Davidson returned to the Shelby Blues in 1909 and played in the league alongside, Peggy Parratt, the team's new player-coach. Homer would go on to win many games for Parratt with his punts and field goals. While there are some slight indications that Davidson and Parratt disliked each other, Davidson usually played for him anyway.

In 1910 he was recruited to play for the Shelby Tigers, where he became the team's star attraction. In 1911, the Davidson's Shelby Tigers and Parratt's Shelby Blues merged and took the "Blues" name. That season the Blues defeated the Akron Indians, 3–0, on a Davidson field goal. Due to their outstanding play Davidson and Parratt were often targeted by opposing teams on the field. In 1911, the Canton Professionals (later renamed the Canton Bulldogs) fans greeted the Blues with large signs reading "Get Parratt!" and "Get Davidson!" The team had heard rumors that the Canton Professionals had hired two professional boxers to hurt Shelby's star player. While no boxers showed up in uniform for the Professionals that game, the first half of the game resulted in several fist fights. Davidson and the Blues would go on to win the 1911 Ohio League title.

===1912–1913===
The 1912 season saw Davidson as the player-coach of the Elyria Athletics. It was rumored throughout Canton, Ohio that Elyria was being secretly managed by Paeggy Parratt, who was now the player-coach of and the Akron Indians. The conspiracy theory stated that Davidson and Parratt were going to merge their teams when it came time to play Canton. However, only two Elyria players were in the Akron line-up when the two team met that season. Davidson suffered a shoulder injury that practically ended his season during a 14–0 win over Parratt and the Indians a week later. Ed Kagy then took over as the team's quarterback. However Davidson still played as the team's kicker, since only his shoulder was injured. Davidson's kick helped the Athletics defeat the Akron Indians 10–0 and win the 1912 Ohio League title.

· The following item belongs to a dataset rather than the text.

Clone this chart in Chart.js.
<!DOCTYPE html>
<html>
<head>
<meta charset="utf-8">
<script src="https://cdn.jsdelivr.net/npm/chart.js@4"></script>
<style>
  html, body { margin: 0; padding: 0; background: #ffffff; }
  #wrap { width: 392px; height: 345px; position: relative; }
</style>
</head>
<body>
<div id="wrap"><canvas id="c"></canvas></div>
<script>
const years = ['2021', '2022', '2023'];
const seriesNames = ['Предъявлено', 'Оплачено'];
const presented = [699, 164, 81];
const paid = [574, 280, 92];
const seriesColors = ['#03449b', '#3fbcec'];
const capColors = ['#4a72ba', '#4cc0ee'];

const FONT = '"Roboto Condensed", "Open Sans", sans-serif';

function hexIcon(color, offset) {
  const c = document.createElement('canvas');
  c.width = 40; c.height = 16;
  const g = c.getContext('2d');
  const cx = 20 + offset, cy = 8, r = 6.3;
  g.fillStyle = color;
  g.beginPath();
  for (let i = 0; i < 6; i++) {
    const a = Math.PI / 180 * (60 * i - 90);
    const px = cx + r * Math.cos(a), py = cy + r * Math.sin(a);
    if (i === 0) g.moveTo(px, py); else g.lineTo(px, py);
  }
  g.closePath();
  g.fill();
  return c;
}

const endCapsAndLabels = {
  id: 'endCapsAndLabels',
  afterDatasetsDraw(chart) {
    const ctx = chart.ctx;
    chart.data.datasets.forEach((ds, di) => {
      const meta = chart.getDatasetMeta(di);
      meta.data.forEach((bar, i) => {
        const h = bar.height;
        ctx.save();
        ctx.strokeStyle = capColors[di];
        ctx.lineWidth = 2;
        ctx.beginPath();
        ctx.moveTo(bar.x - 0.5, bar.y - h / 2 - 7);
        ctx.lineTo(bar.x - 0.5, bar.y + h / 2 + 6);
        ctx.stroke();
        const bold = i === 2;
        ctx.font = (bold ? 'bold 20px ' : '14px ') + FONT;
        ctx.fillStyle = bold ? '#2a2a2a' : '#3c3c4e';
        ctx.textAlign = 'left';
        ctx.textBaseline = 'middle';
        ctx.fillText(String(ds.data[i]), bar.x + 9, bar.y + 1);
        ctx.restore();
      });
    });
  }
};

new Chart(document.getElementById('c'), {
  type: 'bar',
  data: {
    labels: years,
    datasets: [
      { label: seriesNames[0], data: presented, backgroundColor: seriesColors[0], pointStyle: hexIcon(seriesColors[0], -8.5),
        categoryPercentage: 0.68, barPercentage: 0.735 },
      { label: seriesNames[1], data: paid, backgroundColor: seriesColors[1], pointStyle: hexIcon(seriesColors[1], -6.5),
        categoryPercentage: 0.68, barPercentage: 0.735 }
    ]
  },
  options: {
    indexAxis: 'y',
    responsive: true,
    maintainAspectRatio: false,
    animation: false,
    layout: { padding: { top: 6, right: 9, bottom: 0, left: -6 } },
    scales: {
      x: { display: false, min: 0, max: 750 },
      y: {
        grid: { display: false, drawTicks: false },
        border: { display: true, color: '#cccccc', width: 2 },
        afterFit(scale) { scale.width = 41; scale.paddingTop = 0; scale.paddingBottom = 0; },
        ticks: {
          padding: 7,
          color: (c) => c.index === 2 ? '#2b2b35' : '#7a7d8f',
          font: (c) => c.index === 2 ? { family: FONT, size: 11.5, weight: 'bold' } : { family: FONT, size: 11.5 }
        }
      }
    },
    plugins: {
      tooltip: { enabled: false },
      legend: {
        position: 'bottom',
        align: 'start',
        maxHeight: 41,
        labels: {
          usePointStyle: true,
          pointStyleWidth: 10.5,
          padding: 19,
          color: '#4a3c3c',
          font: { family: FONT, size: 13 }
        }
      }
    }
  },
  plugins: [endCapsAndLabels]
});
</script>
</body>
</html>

Homer returned to the Athletics in 1913. On October 5, the team defeated Parratt's Akron Indians 16–14 on a drop-kicked, 20-yard field goal by Davidson in the final five minutes of the game. However two weeks later Parratt defeated Elyria and Davidson, 20–0. Soon afterwards the Elyria team folded. A week later Davidson and several other ex-Athletics players were in the line-up for the newly formed Coleman Athletic Club. The team defeated Canton, 26–0 in its first game. However, the team lost the rematch 7–6, in a controversial call by the referee, named "Schleininger", who claimed that Davidson missed a 28-yard field goal that would have given Coleman a 9–6 victory. Davidson disagreed violently with the referee, who just happened to be a Canton resident.

===1914–1915===
In 1914 Davidson rejoined Parratt and played for the Akron Indians. He won another Ohio league title when the Indians defeated Canton, 20–1. The next season saw Davidson sign with the Massillon Tigers. He started the first few games at quarterback until Massillon hired Gus Dorais from the Fort Wayne Friars.